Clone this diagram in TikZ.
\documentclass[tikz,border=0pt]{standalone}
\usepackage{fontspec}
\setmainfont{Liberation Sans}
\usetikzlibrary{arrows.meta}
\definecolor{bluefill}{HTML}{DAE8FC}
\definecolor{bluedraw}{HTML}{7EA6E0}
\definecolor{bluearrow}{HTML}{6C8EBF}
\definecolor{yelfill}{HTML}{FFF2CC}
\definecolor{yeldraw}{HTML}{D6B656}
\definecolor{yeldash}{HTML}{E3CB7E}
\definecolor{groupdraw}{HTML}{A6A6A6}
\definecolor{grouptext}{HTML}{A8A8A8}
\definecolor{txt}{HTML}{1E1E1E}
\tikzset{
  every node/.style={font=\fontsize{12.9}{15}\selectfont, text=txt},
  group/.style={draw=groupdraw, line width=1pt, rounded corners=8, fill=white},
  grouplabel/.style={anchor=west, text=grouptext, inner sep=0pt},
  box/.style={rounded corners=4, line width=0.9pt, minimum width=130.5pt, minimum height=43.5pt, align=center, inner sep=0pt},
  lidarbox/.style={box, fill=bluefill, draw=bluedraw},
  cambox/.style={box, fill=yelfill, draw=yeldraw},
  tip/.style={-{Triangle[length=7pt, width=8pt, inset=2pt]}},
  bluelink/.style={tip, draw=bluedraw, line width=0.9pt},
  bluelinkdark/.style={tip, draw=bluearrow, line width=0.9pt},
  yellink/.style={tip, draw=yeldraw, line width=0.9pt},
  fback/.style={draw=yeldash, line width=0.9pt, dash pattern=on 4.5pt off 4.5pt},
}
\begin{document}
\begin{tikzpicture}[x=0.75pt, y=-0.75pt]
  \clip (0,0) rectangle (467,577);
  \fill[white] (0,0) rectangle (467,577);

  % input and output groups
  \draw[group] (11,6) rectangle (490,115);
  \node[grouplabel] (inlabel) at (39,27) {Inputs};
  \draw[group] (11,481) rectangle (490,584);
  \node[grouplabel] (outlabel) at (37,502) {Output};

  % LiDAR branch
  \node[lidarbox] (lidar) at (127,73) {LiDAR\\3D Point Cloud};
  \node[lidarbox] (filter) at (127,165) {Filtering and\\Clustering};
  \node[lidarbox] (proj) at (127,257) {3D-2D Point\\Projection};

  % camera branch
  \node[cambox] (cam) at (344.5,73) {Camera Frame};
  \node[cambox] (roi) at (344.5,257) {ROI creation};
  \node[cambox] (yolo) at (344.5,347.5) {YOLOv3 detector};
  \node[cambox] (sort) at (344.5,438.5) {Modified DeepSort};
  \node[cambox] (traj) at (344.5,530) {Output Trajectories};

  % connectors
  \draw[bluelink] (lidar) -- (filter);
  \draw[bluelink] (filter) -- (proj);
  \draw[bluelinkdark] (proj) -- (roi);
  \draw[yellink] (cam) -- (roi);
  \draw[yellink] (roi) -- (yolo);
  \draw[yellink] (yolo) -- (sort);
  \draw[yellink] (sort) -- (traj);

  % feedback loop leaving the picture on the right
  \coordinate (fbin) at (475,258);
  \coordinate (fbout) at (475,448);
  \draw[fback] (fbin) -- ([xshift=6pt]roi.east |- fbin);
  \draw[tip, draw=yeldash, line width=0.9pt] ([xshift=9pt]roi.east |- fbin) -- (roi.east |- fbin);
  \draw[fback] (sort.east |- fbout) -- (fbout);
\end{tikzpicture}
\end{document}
==
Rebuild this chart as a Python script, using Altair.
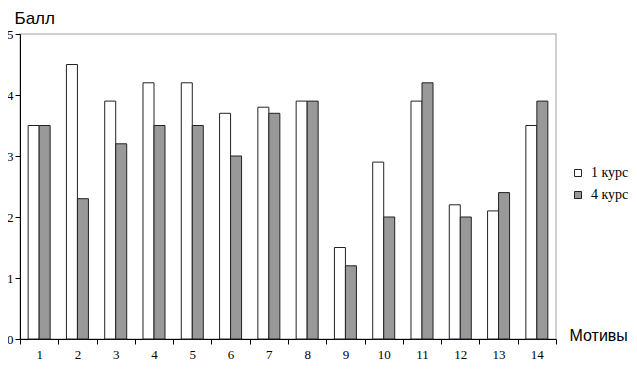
* * *
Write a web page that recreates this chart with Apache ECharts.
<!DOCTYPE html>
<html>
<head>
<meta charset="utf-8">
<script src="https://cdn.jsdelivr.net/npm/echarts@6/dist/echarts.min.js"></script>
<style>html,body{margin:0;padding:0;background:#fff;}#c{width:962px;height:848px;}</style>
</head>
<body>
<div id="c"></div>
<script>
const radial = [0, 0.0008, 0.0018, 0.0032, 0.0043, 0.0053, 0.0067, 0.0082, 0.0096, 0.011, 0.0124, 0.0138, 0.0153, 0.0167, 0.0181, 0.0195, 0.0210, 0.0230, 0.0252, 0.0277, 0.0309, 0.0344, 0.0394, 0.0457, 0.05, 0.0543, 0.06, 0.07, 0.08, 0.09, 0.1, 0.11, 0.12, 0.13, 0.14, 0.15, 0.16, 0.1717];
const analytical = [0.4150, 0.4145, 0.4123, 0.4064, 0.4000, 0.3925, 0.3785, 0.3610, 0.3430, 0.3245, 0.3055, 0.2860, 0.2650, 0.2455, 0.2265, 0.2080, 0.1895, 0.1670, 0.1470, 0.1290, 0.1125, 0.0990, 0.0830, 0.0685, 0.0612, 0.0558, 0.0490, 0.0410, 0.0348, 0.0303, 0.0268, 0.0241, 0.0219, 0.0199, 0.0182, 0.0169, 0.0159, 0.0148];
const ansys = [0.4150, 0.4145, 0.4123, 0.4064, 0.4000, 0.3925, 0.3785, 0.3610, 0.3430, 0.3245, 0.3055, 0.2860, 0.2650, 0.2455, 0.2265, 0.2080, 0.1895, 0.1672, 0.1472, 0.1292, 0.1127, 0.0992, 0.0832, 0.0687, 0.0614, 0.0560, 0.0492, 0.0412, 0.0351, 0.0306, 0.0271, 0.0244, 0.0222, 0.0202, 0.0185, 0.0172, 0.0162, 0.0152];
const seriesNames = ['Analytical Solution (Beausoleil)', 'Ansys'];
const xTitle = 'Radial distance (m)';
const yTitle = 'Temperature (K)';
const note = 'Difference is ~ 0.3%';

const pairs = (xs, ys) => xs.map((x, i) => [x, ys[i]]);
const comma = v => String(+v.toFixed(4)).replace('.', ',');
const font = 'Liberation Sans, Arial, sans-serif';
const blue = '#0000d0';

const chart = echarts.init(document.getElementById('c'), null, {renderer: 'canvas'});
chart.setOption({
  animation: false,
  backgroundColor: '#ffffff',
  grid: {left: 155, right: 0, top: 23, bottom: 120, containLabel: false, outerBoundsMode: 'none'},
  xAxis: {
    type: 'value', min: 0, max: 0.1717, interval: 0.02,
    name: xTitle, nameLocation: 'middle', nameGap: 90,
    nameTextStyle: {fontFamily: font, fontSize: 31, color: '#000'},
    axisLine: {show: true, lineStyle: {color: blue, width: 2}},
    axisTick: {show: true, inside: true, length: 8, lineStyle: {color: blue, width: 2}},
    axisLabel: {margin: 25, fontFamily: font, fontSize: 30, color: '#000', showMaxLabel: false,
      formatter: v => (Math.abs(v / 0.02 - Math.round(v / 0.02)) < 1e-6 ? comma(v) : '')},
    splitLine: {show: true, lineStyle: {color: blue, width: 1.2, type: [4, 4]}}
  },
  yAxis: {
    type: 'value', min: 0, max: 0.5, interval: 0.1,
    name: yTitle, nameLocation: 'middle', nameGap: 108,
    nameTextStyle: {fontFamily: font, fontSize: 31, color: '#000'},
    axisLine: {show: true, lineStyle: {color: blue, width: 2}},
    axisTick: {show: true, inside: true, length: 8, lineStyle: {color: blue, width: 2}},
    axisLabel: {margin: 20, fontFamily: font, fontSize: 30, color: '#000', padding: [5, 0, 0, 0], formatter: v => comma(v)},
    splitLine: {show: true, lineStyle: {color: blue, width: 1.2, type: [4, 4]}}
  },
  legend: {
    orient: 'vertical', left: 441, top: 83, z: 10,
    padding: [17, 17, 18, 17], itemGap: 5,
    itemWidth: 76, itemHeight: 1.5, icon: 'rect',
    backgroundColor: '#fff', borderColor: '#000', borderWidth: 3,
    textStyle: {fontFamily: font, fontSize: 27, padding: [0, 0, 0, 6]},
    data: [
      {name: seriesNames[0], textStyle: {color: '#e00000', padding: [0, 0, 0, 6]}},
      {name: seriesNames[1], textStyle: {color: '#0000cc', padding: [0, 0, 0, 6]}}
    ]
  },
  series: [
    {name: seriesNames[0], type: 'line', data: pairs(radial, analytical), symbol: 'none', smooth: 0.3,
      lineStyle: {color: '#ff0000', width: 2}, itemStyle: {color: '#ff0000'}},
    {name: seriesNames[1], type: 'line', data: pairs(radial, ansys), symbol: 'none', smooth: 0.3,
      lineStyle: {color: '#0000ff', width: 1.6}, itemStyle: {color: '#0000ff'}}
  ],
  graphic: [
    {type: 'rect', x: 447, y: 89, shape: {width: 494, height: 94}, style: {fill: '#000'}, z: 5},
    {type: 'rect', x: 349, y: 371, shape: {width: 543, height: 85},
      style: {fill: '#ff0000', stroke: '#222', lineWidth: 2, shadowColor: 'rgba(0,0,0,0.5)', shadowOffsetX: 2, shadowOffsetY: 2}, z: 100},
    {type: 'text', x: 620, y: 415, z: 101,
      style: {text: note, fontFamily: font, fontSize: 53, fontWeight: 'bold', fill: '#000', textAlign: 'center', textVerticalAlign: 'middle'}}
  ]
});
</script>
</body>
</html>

▶ [The task]
List each line holding the string "this".

▶ [Solution]
Clone this diagram in TikZ.
Rebuild this chart as a Python script, using Altair.
Write a web page that recreates this chart with Apache ECharts.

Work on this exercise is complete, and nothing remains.